= Exercise instructions =
Return the lines that follow, exactly as they appear, from the first through the one containing "(0,0) rectangle (1164,1034);"; no pictures are to be included.

= Data excerpt =

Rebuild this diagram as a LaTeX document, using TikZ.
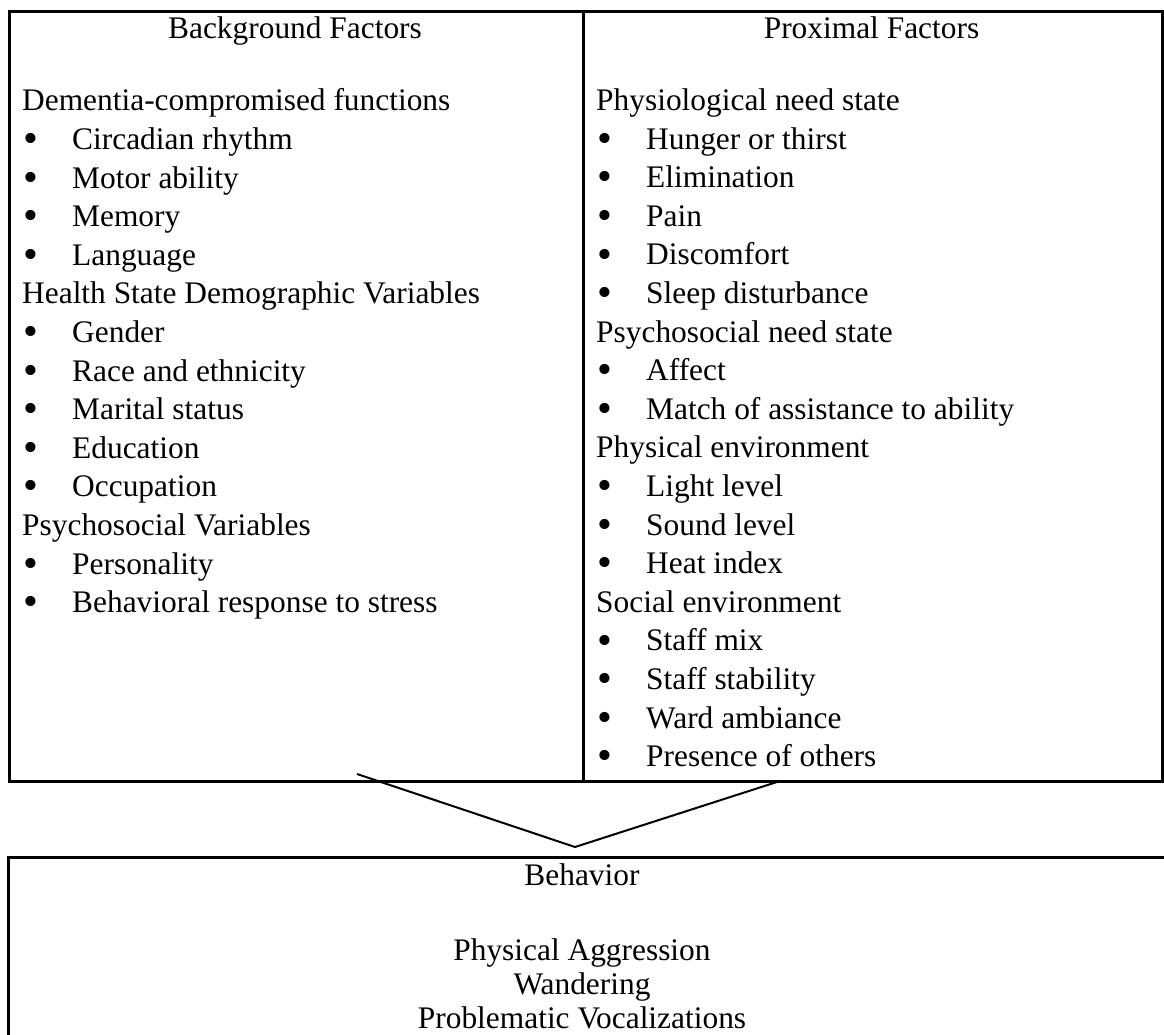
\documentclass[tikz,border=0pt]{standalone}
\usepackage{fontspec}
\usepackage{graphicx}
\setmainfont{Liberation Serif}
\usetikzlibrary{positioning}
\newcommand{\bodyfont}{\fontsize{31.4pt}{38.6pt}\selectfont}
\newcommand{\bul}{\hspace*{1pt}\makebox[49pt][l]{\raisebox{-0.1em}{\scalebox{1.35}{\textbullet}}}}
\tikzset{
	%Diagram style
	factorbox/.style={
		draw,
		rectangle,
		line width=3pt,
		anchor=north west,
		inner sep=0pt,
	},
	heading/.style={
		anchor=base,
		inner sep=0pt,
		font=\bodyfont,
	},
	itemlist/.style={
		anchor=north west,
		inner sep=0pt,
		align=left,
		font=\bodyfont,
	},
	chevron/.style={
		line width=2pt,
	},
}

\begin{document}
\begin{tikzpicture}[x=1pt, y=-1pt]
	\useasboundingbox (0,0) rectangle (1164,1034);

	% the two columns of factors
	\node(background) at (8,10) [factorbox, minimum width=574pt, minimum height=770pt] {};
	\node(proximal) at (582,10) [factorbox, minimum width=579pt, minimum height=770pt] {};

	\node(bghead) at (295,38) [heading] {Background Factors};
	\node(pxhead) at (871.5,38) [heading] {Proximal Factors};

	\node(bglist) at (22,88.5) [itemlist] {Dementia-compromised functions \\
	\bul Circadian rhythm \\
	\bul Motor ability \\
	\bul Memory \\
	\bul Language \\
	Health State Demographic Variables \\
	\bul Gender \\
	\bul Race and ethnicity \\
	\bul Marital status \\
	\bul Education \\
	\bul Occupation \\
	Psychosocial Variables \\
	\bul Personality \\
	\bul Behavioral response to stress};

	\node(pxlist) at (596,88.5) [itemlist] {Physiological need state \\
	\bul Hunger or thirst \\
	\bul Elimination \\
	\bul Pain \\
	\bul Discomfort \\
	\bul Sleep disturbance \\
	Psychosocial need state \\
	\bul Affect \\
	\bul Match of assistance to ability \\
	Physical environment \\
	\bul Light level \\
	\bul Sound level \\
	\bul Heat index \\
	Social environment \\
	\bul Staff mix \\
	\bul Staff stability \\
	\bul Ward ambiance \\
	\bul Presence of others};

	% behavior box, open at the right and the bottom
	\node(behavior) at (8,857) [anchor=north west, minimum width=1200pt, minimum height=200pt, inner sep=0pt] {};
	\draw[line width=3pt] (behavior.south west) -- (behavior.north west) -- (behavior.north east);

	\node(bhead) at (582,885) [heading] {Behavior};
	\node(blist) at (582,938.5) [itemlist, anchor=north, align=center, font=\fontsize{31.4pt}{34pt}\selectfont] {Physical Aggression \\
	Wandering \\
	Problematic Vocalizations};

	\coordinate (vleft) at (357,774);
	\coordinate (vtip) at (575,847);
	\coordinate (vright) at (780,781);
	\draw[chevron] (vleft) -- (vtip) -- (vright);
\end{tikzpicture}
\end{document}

= Task answer =
Rebuild this diagram as a LaTeX document, using TikZ.
\documentclass[tikz,border=0pt]{standalone}
\usepackage{fontspec}
\usepackage{graphicx}
\setmainfont{Liberation Serif}
\usetikzlibrary{positioning}
\newcommand{\bodyfont}{\fontsize{31.4pt}{38.6pt}\selectfont}
\newcommand{\bul}{\hspace*{1pt}\makebox[49pt][l]{\raisebox{-0.1em}{\scalebox{1.35}{\textbullet}}}}
\tikzset{
	%Diagram style
	factorbox/.style={
		draw,
		rectangle,
		line width=3pt,
		anchor=north west,
		inner sep=0pt,
	},
	heading/.style={
		anchor=base,
		inner sep=0pt,
		font=\bodyfont,
	},
	itemlist/.style={
		anchor=north west,
		inner sep=0pt,
		align=left,
		font=\bodyfont,
	},
	chevron/.style={
		line width=2pt,
	},
}

\begin{document}
\begin{tikzpicture}[x=1pt, y=-1pt]
	\useasboundingbox (0,0) rectangle (1164,1034);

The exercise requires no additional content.